Where was I? Right, in Surrey with Terry Brooks. Terry gave a great keynote about finding time to write. He was pretty vehement about it. He also asked the room to sing Happy Birthday to Bob (it was his birthday Friday) which I had NOTHING to do with. Much. My keynote ripped off Chris Vogler’s The Writer’s Journey, but I said it was a rip-off and mentioned Chris’s name loudly, so I think that makes it okay. And Bob compared writing to jumping out of an airplane and it was damn good. The best part about all three was that we all sat at the same table so we could heckle. And in Bob’s case, whine, because there was a program when I did my keynote because the awards had been given the night before so they printed up the winners for the night I spoke, which meant there was a piece of paper that said, “Keynote: Jennifer Crusie.” Bob decided if he didn’t get a program with his name on it, he wasn’t doing his keynote the next morning. I wasn’t worried; Bob has the short term memory of a fruit fly. Sure enough, the next morning he got up there and wowed the crowd even though there was no program. My writing partner: I think I’ll keep him.

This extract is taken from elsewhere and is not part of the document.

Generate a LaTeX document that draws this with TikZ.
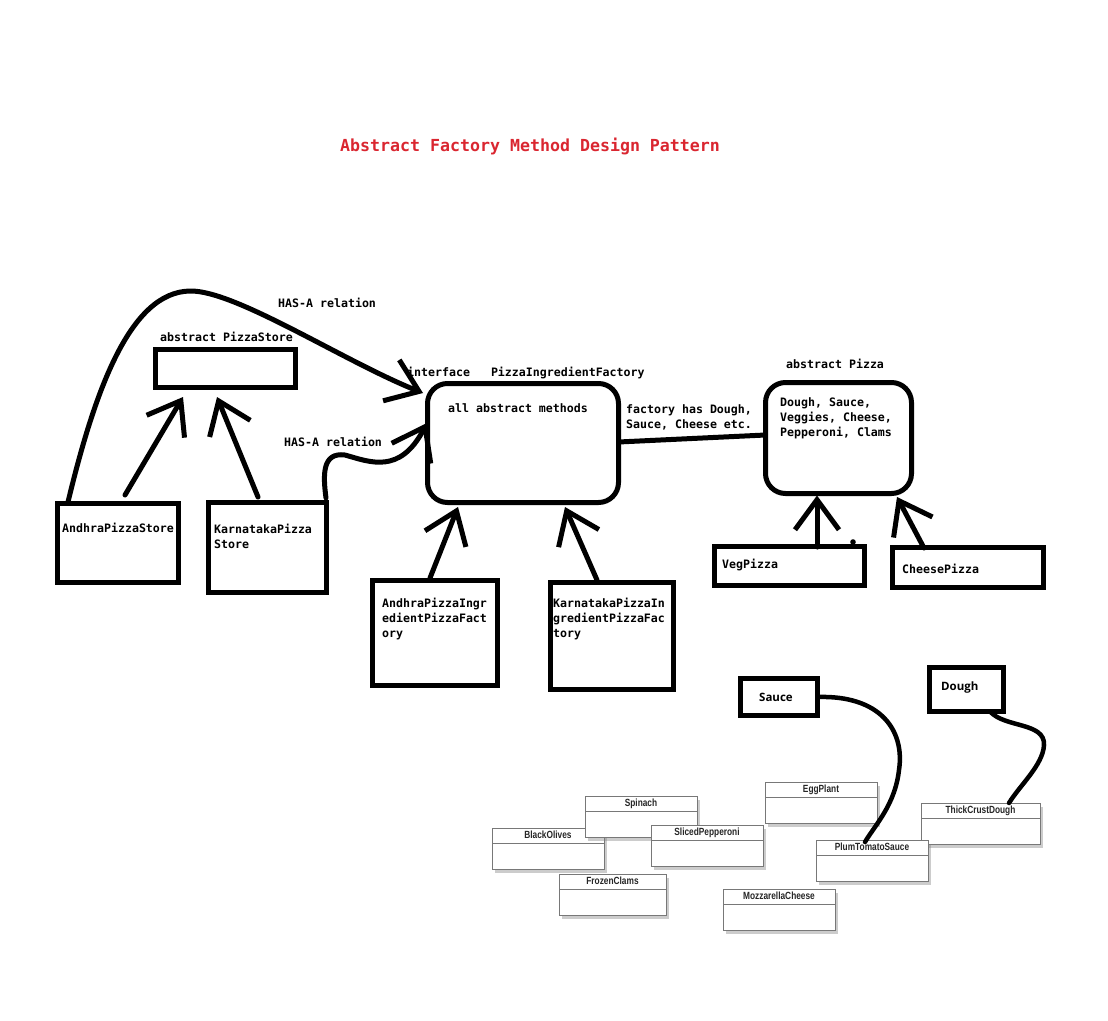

So I got to talk to a lot of great people about their books and have breakfast with ten Cherries and brainstorm more of Agnes on Sunday afternoon, and now I’m home and I have to finish Trudy and write Agnes’s first scene and collage Mare and get Charlotte organized. So basically, it’s still writing and writers, 24/7. Fortunately for me, that’s a damn good life and a damn good bunch of people.

Especially Terry Brooks, who is wonderful. No dark side at all. Really.